CTA to test smart card for students
The Chicago Transit Authority today unveiled a pilot program that will let teens attending public high schools use their student identification cards to board buses and trains.
The program, launched in cooperation with the Chicago Public Schools, would also allow the school district to track the whereabouts of students.
The new smart card, which combines a school I.D. with a reduced fare transit card, will be tested as a pilot program at two high schools from May 1 through June 20. The two schools are Carver Military Academy at 13100 S. Doty Avenue and Prosser Academy at 2148 N. Long Avenue.
CTA President Ron Huberman says the new card offers numerous advantages.
"The smart card reduces the number of cards carried by CPS students and makes it faster and easier to board, thereby helping improve travel times for all customers," says Huberman.
Currently, students are required to carry three items to ride buses and trains at the reduced fare of $.85. These include a CPS I.D., a reduced fare I.D. and a reduced fare card.
Under the new system, CPS students will use one card that stores value, much like the Chicago Card. It will be personalized with a photo I.D.
Huberman says the new card will allow officials to track students through the transit system.
Though the feature will be used mostly for safety purposes, it could also be used to identify truants, Huberman says.
He added that it's possible students will be able to opt out of the tracking feature. An agency spokeswoman could not clarify whether that would be the case.
Chicago Public Schools chief Arne Duncan applauds the new program.
being on time for school every day is critical to our students'
success, the smart card's tracking capabilities will help to keep our
students safe and accountable," Duncan said in a statement.

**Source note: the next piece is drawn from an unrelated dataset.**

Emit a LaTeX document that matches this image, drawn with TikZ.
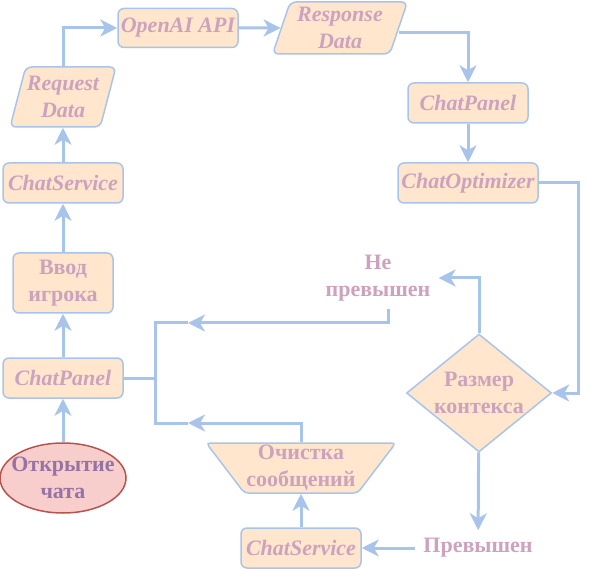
\documentclass[tikz,border=0pt]{standalone}
\usepackage{fontspec}
\setmainfont{Liberation Serif}
\usetikzlibrary{arrows.meta,shapes.geometric}
\definecolor{edge}{HTML}{A9C4EB}
\definecolor{peach}{HTML}{FFE6CC}
\definecolor{txt}{HTML}{CDA2BE}
\definecolor{rosef}{HTML}{F8CECC}
\definecolor{rosed}{HTML}{B85450}
\definecolor{purp}{HTML}{9673A6}
\tikzset{
  >={Stealth[length=17pt,width=17pt,inset=5pt]},
  box/.style={draw=edge,fill=peach,line width=1.5pt,rounded corners=6pt,inner sep=0pt,align=center,
    font=\fontsize{22}{27}\selectfont\bfseries,text=txt},
  ibox/.style={box,font=\fontsize{22}{27}\selectfont\bfseries\itshape},
  iobox/.style={ibox,trapezium,trapezium left angle=70,trapezium right angle=110,trapezium stretches=true},
  decbox/.style={box,diamond,rounded corners=0pt,inner sep=-12pt},
  manbox/.style={box,trapezium,shape border rotate=180,trapezium left angle=51,trapezium right angle=51,
    trapezium stretches=true,rounded corners=4pt},
  startbox/.style={box,ellipse,draw=rosed,fill=rosef,text=purp,rounded corners=0pt,inner xsep=-14pt,inner ysep=-6pt},
  lab/.style={font=\fontsize{22}{27}\selectfont\bfseries,text=txt,align=center,inner sep=8pt},
  arr/.style={->,draw=edge,line width=3pt},
  line/.style={draw=edge,line width=3pt},
}
\begin{document}
\begin{tikzpicture}[x=1pt,y=-1pt]
\useasboundingbox (0,0) rectangle (589,569);
% left column
\node[startbox,minimum width=126,minimum height=70] (open) at (63,478) {Открытие\\чата};
\node[ibox,minimum width=120,minimum height=40] (cpl) at (63,378) {ChatPanel};
\node[box,minimum width=100,minimum height=60] (input) at (63,283) {Ввод\\игрока};
\node[ibox,minimum width=120,minimum height=40] (csvt) at (63,183) {ChatService};
\node[iobox,minimum width=106,minimum height=60] (req) at (63,97) {Request\\Data};
% top row
\node[ibox,minimum width=120,minimum height=39] (api) at (178,28) {OpenAI API};
\node[iobox,minimum width=135,minimum height=52] (resp) at (340,28) {Response\\Data};
% right column
\node[ibox,minimum width=120,minimum height=40] (cpr) at (468,103) {ChatPanel};
\node[ibox,minimum width=140,minimum height=40] (copt) at (468,183) {ChatOptimizer};
\node[decbox,minimum width=145,minimum height=118] (size) at (479,393) {Размер\\контекса};
\node[lab] (notex) at (378,278) {Не\\превышен};
\node[lab] (exc) at (478,548) {Превышен};
% bottom
\node[ibox,minimum width=120,minimum height=40] (csvb) at (301,548) {ChatService};
\node[manbox,minimum width=190,minimum height=50] (clear) at (301,468) {Очистка\\сообщений};
\coordinate (brk) at (155,378);
\coordinate (lft1) at (188,323);
\coordinate (lft2) at (188,423);

\draw[arr] (open) -- (cpl);
\draw[arr] (cpl) -- (input);
\draw[arr] (input) -- (csvt);
\draw[arr] (csvt) -- (req);
\draw[arr] (req.north) |- (api);
\draw[arr] (api) -- (resp);
\draw[arr] ([yshift=-5pt]resp.east) -| (cpr);
\draw[arr] (cpr) -- (copt);
\draw[arr] (copt.east) -- ++(40,0) |- (size);
\draw[arr] (size.north) |- (notex);
\draw[arr] ([xshift=10pt]notex.south) |- (lft1);
\draw[arr] (size) -- (exc);
\draw[arr] (exc) -- (csvb);
\draw[arr] (csvb) -- (clear);
\draw[arr] (clear.north) |- (lft2);
\draw[line] (lft1) -| (brk) |- (lft2);
\draw[line] (cpl) -- (brk);
\end{tikzpicture}
\end{document}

Ed Yohnka, spokesman for the American Civil Liberties Union Illinois office, says the prospect of CPS collaborating with the CTA to track students using the smart card is worrisome.
"A student could use this card in the evening to go to a legitimate after-school activity and that might end up in a database that could used to pursue an investigation of truancy," says Yohnka. "This tracking of individuals by government without any real evidence that they've been involved in any wrongdoing is a troubling trend."